Stored data:
------------
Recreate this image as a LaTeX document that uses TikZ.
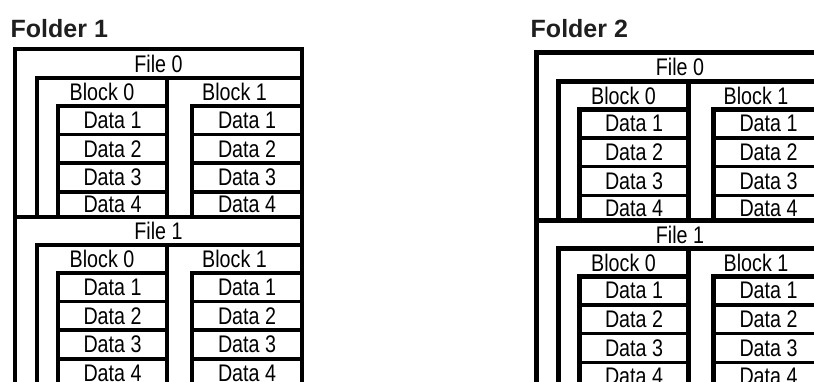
\documentclass[tikz,border=0pt]{standalone}
\usepackage{fontspec}
\setmainfont{Liberation Sans}
\newfontfamily\narrowfont{Liberation Sans}[FakeStretch=0.82]
\tikzset{
  frame/.style={line width=4.3pt, line join=miter, draw=black},
  sepline/.style={line width=3.3pt, draw=black},
  lbl/.style={inner sep=0pt, font=\narrowfont\fontsize{24}{28}\selectfont, text=black},
  title/.style={inner sep=0pt, anchor=base west, font=\bfseries\fontsize{25}{30}\selectfont, text=black!88}
}
% #1 prefix, #2 file number, #3 yF, #4 yB, #5 yD, #6 r1, #7 r2, #8 r3, #9 yE
\newcommand\filepart[9]{%
  \draw[frame] (15,#3) -- (302,#3);
  \draw[frame] (37,#9) -- (37,#4) -- (302,#4);
  \draw[frame] (167,#4) -- (167,#9);
  \draw[frame] (58,#9) -- (58,#5) -- (167,#5);
  \draw[frame] (192,#9) -- (192,#5) -- (302,#5);
  \foreach \r in {#6,#7,#8} {
    \draw[sepline] (58,\r) -- (167,\r);
    \draw[sepline] (192,\r) -- (302,\r);
  }
  \node[lbl] (#1-file) at (158.5,{(#3+#4)/2}) {File #2};
  \node[lbl] (#1-b0) at (102,{(#4+#5)/2}) {Block 0};
  \node[lbl] (#1-b1) at (234.5,{(#4+#5)/2}) {Block 1};
  \foreach \ya/\yb [count=\i] in {#5/#6,#6/#7,#7/#8,#8/#9} {
    \node[lbl] (#1-d0-\i) at (112.5,{(\ya+\yb)/2}) {Data \i};
    \node[lbl] (#1-d1-\i) at (247,{(\ya+\yb)/2}) {Data \i};
  }
}
% #1 prefix, #2 xshift, #3 yshift
\newcommand\folderpart[3]{%
  \begin{scope}[shift={(#2,#3)}]
    \draw[frame] (15,420) -- (15,49) -- (302,49) -- (302,420);
    \filepart{#1-a}{0}{49}{78}{106}{134.5}{163}{192}{217}
    \filepart{#1-b}{1}{217}{245}{273}{301.5}{330}{359}{387.5}
  \end{scope}
}
\begin{document}
\begin{tikzpicture}[x=1pt,y=-1pt]
  \useasboundingbox (0,0) rectangle (814,381);
  \clip (0,0) rectangle (814,381);
  \fill[white] (0,0) rectangle (814,381);
  \node[title] (t1) at (10.5,37) {Folder 1};
  \node[title] (t2) at (530.5,37.3) {Folder 2};
  \folderpart{fa}{0}{0}
  \folderpart{fb}{521.5}{3.5}
\end{tikzpicture}
\end{document}
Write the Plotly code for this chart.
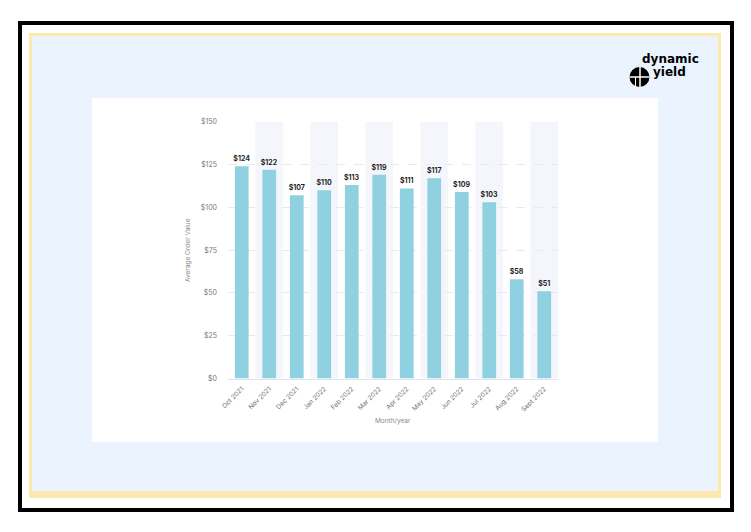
import plotly.graph_objects as go

months = ["Oct 2021", "Nov 2021", "Dec 2021", "Jan 2022", "Feb 2022", "Mar 2022",
          "Apr 2022", "May 2022", "Jun 2022", "Jul 2022", "Aug 2022", "Sept 2022"]
aov = [124, 122, 107, 110, 113, 119, 111, 117, 109, 103, 58, 51]
y_ticks = [0, 25, 50, 75, 100, 125, 150]
y_tick_labels = ["$0", "$25", "$50", "$75", "$100", "$125", "$150"]

W, H = 751, 532


def px(x):
    return x / W


def py(y):
    return 1 - y / H


fig = go.Figure()
fig.add_trace(go.Bar(
    x=months, y=aov,
    marker=dict(color="#90D1E1", line=dict(width=0)),
    width=0.5,
    text=[f"${v}" for v in aov],
    textposition="outside",
    constraintext="none",
    cliponaxis=False,
    textfont=dict(family="Inter, Roboto, sans-serif", size=7, color="#1f1f1f", weight="bold"),
    hoverinfo="skip",
))

shapes = []
shapes.append(dict(type="rect", xref="paper", yref="paper",
                   x0=px(20), x1=px(732), y0=py(510), y1=py(23),
                   line=dict(color="black", width=4), fillcolor="rgba(0,0,0,0)", layer="below"))
shapes.append(dict(type="rect", xref="paper", yref="paper",
                   x0=px(29), x1=px(721), y0=py(498), y1=py(33),
                   line=dict(width=0), fillcolor="#FDE9AE", layer="below"))
shapes.append(dict(type="rect", xref="paper", yref="paper",
                   x0=px(32), x1=px(718), y0=py(491), y1=py(36),
                   line=dict(width=0), fillcolor="#EBF3FE", layer="below"))
shapes.append(dict(type="rect", xref="paper", yref="paper",
                   x0=px(92), x1=px(658), y0=py(442), y1=py(98),
                   line=dict(width=0), fillcolor="white", layer="below"))
for i in range(1, len(months), 2):
    shapes.append(dict(type="rect", xref="x", yref="y",
                       x0=i - 0.5, x1=i + 0.5, y0=0, y1=150,
                       line=dict(width=0), fillcolor="#F4F6FC", layer="below"))
cx, cy, r = 639.5, 77, 10
shapes.append(dict(type="circle", xref="paper", yref="paper",
                   x0=px(cx - r), x1=px(cx + r), y0=py(cy + r), y1=py(cy - r),
                   line=dict(width=0), fillcolor="black", layer="above"))
shapes.append(dict(type="line", xref="paper", yref="paper",
                   x0=px(cx + 0.5), x1=px(cx + 0.5), y0=py(cy + r), y1=py(cy - r),
                   line=dict(color="white", width=1.5), layer="above"))
shapes.append(dict(type="line", xref="paper", yref="paper",
                   x0=px(cx - r), x1=px(cx + r), y0=py(cy), y1=py(cy),
                   line=dict(color="white", width=1.5), layer="above"))
shapes.append(dict(type="line", xref="paper", yref="paper",
                   x0=px(cx - 4), x1=px(cx - 4), y0=py(cy + r), y1=py(cy),
                   line=dict(color="white", width=1), layer="above"))

annotations = [
    dict(text="dynamic", xref="paper", yref="paper", x=px(700), y=py(59),
         xanchor="right", yanchor="middle", showarrow=False, borderpad=0,
         font=dict(family="DejaVu Sans", size=12, color="black", weight="bold")),
    dict(text="yield", xref="paper", yref="paper", x=px(652), y=py(71.5),
         xanchor="left", yanchor="middle", showarrow=False, borderpad=0,
         font=dict(family="DejaVu Sans", size=12, color="black", weight="bold")),
    dict(text="Average Order Value", xref="paper", yref="paper", x=px(188), y=py(250),
         xanchor="center", yanchor="middle", textangle=-90, showarrow=False,
         font=dict(family="Inter, Roboto, sans-serif", size=6.5, color="#8a8a8a")),
    dict(text="Month/year", xref="paper", yref="paper", x=px(393), y=py(421),
         xanchor="center", yanchor="middle", showarrow=False,
         font=dict(family="Inter, Roboto, sans-serif", size=6.5, color="#8a8a8a")),
]

fig.update_layout(
    width=W, height=H, autosize=False,
    margin=dict(l=0, r=0, t=0, b=0, pad=0, autoexpand=False),
    paper_bgcolor="white", plot_bgcolor="rgba(0,0,0,0)",
    showlegend=False,
    shapes=shapes, annotations=annotations,
    xaxis=dict(domain=[px(228), px(558)], type="category", tickangle=-45, automargin=False,
               showgrid=False, zeroline=False, showline=True, linecolor="#DFE4EC", linewidth=1,
               ticks="", tickfont=dict(family="Inter, Roboto, sans-serif", size=6.5, color="#6f6f6f"),
               ticklabelstandoff=3, fixedrange=True),
    yaxis=dict(domain=[py(378.5), py(121.7)], range=[0, 150], automargin=False,
               tickmode="array", tickvals=y_ticks, ticktext=y_tick_labels,
               showgrid=True, gridcolor="#E6E9F0", griddash="dash", gridwidth=1,
               zeroline=False, showline=False, ticks="",
               tickfont=dict(family="Inter, Roboto, sans-serif", size=7, color="#7a7a7a"),
               ticklabelstandoff=10, fixedrange=True),
)

fig.write_html(
    "out.html",
    config={"displayModeBar": False},
    post_script="document.body.style.margin='0';document.body.style.overflow='hidden';",
)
------------
Task:
Begin at the line that has "Write the Plotly code for this chart.", stop after the line that has "return 1 - y / H", and reproduce every line between them exactly and nothing else. Pictures stay out of the copy.

Solution to the problem:
Write the Plotly code for this chart.
import plotly.graph_objects as go

months = ["Oct 2021", "Nov 2021", "Dec 2021", "Jan 2022", "Feb 2022", "Mar 2022",
          "Apr 2022", "May 2022", "Jun 2022", "Jul 2022", "Aug 2022", "Sept 2022"]
aov = [124, 122, 107, 110, 113, 119, 111, 117, 109, 103, 58, 51]
y_ticks = [0, 25, 50, 75, 100, 125, 150]
y_tick_labels = ["$0", "$25", "$50", "$75", "$100", "$125", "$150"]

W, H = 751, 532


def px(x):
    return x / W


def py(y):
    return 1 - y / H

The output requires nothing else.